--- start Available records ---

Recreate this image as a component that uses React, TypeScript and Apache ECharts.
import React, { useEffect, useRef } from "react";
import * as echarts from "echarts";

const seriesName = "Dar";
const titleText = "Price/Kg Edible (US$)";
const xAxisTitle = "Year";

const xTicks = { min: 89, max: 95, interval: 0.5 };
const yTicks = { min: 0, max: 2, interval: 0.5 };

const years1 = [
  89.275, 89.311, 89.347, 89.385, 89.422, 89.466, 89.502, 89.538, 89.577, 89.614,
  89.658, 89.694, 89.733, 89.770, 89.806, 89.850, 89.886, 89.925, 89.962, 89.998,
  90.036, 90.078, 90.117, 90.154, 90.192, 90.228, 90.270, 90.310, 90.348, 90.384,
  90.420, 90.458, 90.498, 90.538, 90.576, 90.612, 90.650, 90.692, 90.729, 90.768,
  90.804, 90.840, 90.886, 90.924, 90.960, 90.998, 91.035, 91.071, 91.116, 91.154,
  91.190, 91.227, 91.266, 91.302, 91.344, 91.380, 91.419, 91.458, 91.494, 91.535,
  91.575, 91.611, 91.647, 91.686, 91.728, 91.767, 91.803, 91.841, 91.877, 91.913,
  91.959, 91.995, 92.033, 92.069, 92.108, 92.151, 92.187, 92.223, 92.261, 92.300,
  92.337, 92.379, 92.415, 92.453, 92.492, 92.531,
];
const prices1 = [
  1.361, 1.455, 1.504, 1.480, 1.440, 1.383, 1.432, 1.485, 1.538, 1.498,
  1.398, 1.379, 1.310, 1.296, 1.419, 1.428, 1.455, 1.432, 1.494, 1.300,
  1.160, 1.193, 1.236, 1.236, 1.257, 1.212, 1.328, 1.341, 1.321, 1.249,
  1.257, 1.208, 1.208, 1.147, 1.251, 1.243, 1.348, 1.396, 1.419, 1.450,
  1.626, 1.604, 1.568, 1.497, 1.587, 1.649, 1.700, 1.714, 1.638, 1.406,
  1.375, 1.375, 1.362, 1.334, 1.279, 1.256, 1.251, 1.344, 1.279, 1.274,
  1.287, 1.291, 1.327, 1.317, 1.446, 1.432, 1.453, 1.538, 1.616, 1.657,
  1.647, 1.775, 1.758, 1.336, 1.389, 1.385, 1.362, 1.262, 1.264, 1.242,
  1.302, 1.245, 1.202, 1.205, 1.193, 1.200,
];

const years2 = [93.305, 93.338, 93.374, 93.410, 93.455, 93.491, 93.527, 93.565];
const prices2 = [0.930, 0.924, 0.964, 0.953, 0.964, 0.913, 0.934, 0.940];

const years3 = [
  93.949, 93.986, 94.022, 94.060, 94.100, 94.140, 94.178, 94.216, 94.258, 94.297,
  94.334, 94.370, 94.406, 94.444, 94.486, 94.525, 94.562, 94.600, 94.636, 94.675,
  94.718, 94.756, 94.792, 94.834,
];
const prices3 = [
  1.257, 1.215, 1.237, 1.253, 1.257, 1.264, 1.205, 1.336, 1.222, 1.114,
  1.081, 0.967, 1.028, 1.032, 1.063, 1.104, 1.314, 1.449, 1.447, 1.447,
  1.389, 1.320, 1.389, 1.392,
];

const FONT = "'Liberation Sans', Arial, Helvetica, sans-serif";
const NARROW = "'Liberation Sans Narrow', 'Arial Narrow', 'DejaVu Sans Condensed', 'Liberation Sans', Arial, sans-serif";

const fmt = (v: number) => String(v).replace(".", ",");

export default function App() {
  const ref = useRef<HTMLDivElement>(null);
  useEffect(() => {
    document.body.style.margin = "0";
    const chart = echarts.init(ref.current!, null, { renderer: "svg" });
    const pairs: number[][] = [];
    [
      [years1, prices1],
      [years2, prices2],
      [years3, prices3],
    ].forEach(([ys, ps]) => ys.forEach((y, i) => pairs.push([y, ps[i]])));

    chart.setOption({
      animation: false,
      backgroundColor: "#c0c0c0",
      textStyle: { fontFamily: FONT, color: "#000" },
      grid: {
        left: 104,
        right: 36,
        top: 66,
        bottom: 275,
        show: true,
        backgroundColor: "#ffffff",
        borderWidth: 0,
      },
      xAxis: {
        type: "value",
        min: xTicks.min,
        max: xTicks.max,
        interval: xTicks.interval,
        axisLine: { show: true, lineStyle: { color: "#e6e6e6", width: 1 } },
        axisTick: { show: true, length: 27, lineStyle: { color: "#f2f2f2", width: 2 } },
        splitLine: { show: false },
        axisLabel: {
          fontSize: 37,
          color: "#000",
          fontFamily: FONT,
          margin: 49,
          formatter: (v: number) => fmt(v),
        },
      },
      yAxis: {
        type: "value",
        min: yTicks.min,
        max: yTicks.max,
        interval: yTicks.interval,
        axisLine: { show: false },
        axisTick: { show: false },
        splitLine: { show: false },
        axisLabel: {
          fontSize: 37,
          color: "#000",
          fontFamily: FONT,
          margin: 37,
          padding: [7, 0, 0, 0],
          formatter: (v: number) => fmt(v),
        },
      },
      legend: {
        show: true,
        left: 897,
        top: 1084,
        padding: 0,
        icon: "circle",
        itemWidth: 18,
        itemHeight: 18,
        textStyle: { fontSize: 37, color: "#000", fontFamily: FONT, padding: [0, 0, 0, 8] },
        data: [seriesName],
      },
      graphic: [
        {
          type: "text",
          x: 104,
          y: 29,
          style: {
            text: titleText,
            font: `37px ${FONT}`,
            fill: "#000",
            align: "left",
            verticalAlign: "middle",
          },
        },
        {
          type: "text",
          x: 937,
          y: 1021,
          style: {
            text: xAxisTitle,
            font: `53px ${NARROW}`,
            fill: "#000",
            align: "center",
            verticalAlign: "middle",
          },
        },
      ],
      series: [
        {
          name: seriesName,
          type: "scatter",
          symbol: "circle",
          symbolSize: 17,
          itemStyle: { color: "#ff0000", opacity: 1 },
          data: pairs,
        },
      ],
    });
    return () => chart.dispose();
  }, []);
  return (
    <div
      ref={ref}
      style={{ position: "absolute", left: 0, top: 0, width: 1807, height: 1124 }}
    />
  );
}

--- end Available records ---
--- start Available records ---

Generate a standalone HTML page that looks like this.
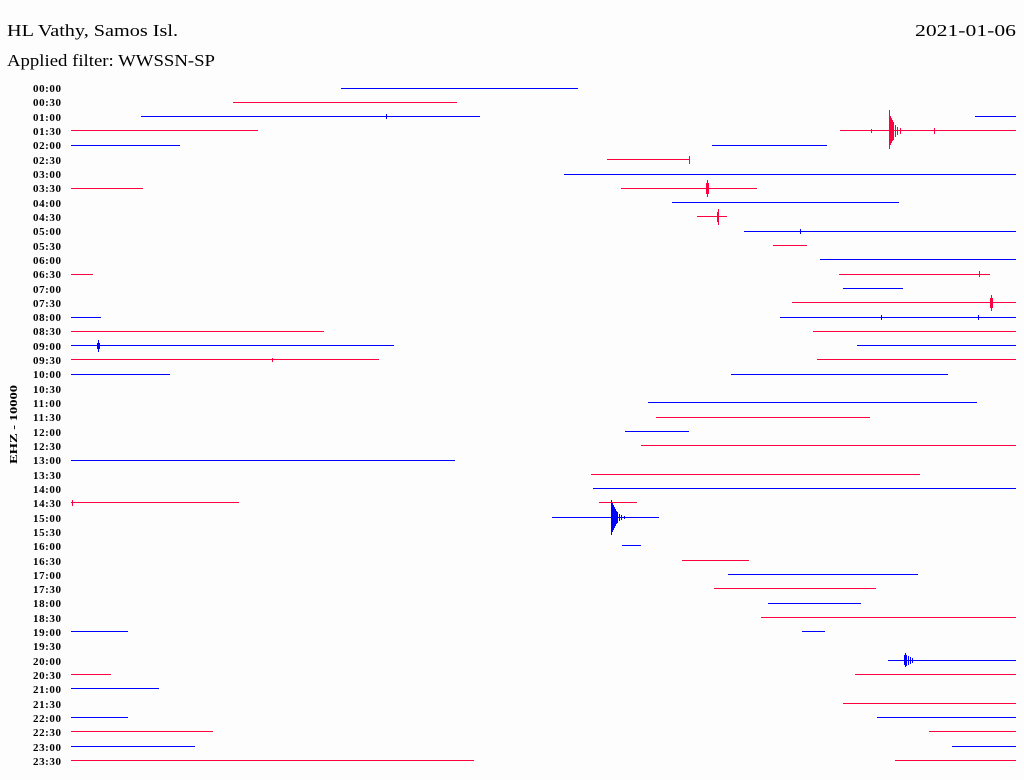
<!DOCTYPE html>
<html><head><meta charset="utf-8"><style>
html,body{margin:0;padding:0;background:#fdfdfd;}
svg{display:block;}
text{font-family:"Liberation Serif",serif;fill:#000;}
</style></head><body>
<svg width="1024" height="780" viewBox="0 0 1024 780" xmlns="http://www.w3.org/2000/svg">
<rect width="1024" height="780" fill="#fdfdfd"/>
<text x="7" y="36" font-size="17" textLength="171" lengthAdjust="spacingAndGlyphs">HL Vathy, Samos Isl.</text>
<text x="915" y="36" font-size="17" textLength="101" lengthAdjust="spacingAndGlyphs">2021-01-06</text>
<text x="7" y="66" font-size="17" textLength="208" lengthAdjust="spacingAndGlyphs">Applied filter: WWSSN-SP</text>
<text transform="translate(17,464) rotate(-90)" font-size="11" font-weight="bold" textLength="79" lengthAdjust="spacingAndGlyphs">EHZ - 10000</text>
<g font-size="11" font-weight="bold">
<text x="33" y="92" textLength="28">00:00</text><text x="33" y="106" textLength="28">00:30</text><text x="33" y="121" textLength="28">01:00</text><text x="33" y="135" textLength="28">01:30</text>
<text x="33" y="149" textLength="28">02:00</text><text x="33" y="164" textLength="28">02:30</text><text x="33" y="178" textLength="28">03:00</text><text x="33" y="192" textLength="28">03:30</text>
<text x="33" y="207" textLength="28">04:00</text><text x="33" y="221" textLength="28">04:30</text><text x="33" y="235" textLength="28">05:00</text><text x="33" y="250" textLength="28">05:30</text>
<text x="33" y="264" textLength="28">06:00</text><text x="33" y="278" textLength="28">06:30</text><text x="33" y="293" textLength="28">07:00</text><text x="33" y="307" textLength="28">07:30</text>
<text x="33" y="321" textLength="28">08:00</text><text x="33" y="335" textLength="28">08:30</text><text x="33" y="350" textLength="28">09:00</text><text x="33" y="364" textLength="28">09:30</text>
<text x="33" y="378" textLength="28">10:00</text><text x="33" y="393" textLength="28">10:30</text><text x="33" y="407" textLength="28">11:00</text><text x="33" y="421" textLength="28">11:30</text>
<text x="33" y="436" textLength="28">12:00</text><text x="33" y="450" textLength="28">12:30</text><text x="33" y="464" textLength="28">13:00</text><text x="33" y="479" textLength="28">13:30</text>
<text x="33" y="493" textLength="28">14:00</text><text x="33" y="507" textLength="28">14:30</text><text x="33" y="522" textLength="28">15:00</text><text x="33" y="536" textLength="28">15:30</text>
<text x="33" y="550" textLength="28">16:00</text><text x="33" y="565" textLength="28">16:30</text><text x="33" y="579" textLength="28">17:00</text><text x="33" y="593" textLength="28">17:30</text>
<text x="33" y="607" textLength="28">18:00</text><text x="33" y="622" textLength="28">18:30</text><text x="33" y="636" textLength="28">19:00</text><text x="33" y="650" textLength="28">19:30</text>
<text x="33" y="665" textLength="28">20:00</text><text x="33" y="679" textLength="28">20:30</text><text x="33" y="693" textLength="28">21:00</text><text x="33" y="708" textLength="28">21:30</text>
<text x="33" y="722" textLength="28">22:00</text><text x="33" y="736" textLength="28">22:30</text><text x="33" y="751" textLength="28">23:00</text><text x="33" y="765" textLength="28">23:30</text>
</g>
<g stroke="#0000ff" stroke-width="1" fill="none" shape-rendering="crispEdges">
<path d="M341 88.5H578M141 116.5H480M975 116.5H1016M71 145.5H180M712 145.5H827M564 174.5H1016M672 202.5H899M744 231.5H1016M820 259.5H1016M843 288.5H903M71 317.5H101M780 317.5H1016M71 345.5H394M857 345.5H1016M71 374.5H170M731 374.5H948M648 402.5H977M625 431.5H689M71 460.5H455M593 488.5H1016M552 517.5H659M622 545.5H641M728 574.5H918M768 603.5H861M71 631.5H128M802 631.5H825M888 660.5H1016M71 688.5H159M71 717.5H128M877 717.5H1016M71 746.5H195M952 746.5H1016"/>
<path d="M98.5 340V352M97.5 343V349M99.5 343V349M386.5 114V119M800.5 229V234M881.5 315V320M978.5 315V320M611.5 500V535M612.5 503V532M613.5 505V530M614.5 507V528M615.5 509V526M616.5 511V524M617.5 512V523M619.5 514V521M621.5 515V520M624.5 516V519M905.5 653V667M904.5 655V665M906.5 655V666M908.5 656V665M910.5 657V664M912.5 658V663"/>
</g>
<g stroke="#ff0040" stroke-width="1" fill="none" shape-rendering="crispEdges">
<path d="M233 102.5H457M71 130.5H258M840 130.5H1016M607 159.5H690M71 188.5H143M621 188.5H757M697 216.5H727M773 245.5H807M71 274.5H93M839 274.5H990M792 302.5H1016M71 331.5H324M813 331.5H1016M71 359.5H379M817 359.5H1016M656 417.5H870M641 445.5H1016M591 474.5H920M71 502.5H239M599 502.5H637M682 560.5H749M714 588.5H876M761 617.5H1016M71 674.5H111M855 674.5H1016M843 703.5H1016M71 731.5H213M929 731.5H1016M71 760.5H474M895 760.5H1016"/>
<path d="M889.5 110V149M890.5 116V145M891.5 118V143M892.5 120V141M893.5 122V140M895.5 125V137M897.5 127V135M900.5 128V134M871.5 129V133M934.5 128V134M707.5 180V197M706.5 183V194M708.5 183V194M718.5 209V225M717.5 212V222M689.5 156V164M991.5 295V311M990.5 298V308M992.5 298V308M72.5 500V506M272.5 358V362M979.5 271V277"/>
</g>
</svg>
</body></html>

--- end Available records ---
--- start Available records ---

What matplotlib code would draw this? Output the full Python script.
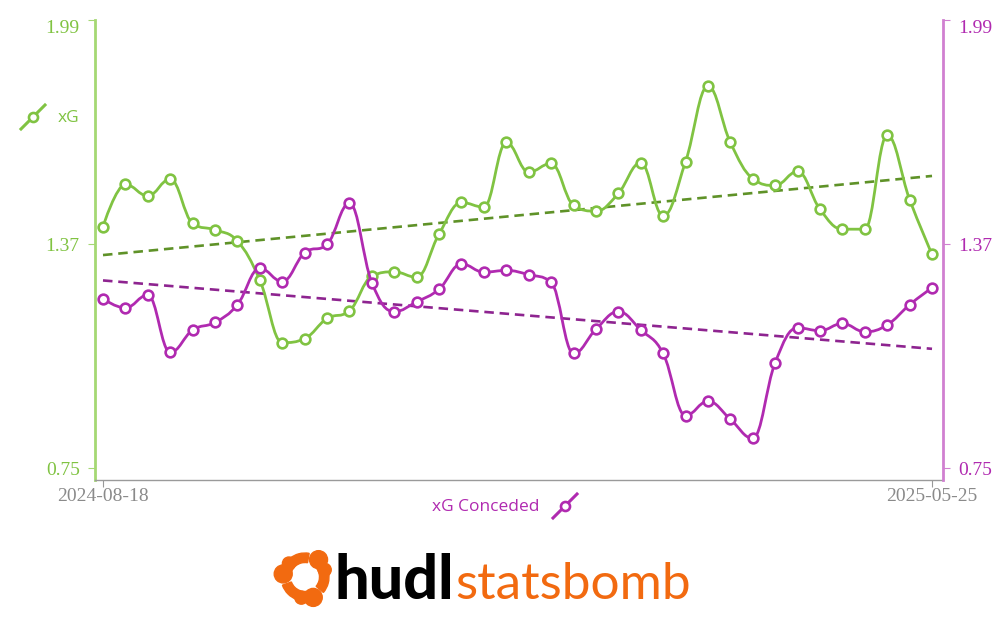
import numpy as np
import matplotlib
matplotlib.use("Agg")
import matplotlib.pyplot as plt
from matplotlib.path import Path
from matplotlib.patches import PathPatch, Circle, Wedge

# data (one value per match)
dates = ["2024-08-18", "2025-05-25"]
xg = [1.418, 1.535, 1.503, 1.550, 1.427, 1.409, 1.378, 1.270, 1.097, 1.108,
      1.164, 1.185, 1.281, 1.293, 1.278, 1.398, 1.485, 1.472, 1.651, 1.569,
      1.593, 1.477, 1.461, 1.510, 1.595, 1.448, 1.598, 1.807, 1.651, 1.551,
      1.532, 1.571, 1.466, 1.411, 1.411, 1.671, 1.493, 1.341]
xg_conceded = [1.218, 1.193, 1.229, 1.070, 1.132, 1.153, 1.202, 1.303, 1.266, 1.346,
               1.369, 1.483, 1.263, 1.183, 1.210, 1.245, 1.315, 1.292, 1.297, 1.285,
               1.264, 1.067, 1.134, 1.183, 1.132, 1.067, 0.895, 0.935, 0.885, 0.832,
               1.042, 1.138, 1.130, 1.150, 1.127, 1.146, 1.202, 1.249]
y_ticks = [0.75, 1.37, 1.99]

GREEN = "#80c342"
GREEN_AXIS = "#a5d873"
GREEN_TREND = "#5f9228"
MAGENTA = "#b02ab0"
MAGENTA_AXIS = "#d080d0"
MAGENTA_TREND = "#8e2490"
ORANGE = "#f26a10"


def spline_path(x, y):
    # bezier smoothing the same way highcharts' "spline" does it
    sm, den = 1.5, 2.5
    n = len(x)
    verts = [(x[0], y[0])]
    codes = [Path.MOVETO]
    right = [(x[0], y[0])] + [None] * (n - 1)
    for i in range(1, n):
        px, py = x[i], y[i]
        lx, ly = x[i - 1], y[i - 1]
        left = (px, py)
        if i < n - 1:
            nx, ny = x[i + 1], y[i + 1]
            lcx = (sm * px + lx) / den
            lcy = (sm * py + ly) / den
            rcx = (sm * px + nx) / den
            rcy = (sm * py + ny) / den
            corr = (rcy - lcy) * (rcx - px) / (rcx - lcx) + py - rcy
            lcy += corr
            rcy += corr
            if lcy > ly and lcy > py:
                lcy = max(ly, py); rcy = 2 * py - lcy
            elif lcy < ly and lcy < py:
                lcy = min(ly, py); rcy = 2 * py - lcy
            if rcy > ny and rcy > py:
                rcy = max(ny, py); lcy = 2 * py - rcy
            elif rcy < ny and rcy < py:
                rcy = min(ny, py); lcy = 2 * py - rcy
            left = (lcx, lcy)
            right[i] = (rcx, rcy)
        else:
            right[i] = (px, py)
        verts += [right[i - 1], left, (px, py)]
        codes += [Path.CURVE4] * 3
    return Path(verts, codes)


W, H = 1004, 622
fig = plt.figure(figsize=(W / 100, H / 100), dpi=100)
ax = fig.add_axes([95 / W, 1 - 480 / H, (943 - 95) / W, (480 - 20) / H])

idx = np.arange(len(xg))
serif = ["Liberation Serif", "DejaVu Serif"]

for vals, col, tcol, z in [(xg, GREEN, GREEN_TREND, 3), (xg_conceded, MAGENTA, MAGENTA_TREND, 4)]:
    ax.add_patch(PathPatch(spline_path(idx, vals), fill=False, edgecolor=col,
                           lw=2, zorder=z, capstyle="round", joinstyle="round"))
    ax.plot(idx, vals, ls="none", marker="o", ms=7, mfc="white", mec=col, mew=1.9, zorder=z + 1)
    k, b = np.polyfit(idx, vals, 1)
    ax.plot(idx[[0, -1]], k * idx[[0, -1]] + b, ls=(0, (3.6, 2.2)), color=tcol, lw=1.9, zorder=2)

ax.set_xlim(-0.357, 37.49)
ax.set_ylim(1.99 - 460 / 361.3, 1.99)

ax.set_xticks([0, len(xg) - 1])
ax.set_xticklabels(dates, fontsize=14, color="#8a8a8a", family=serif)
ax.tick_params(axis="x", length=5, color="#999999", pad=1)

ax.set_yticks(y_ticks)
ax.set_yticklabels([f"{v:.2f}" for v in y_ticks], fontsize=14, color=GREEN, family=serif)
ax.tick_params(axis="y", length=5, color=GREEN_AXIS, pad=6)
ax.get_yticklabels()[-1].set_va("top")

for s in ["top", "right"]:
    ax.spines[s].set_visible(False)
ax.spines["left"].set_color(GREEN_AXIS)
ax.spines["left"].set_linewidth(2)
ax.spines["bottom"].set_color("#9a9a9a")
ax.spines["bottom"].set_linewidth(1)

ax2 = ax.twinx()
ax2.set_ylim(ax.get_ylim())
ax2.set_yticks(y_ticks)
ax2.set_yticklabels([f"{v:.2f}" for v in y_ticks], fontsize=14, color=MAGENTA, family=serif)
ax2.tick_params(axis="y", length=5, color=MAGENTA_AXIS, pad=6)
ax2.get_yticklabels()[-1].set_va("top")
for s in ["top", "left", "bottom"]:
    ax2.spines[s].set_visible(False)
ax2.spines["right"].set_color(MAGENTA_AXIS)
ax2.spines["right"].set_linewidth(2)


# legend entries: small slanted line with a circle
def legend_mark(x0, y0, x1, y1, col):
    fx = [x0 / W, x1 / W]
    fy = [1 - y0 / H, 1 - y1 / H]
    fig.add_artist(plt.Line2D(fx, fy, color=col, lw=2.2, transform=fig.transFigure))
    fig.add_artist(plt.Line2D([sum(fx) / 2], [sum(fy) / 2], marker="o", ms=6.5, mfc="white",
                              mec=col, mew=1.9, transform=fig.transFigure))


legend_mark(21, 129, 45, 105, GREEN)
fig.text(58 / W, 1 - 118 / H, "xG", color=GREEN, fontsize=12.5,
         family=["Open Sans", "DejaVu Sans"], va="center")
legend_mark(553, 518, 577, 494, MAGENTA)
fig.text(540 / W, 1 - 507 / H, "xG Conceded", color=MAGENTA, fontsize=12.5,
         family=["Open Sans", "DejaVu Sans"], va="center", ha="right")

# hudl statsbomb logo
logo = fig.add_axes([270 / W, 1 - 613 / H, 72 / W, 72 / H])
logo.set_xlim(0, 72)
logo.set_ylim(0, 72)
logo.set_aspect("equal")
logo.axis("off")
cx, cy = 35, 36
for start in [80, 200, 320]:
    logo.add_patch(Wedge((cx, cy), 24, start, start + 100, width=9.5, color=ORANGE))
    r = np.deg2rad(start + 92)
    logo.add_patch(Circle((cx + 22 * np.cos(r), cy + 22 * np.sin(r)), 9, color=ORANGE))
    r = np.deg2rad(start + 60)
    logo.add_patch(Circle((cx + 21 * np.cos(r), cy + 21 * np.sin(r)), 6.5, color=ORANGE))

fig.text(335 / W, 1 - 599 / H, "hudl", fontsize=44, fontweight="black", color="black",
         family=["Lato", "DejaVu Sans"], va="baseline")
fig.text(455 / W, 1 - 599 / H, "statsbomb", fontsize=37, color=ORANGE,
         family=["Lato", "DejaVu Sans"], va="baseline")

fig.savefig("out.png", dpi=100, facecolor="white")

--- end Available records ---

> What is needed:
Give the number of lines that carry the word "React", with nothing added.

> Exercise solution:
2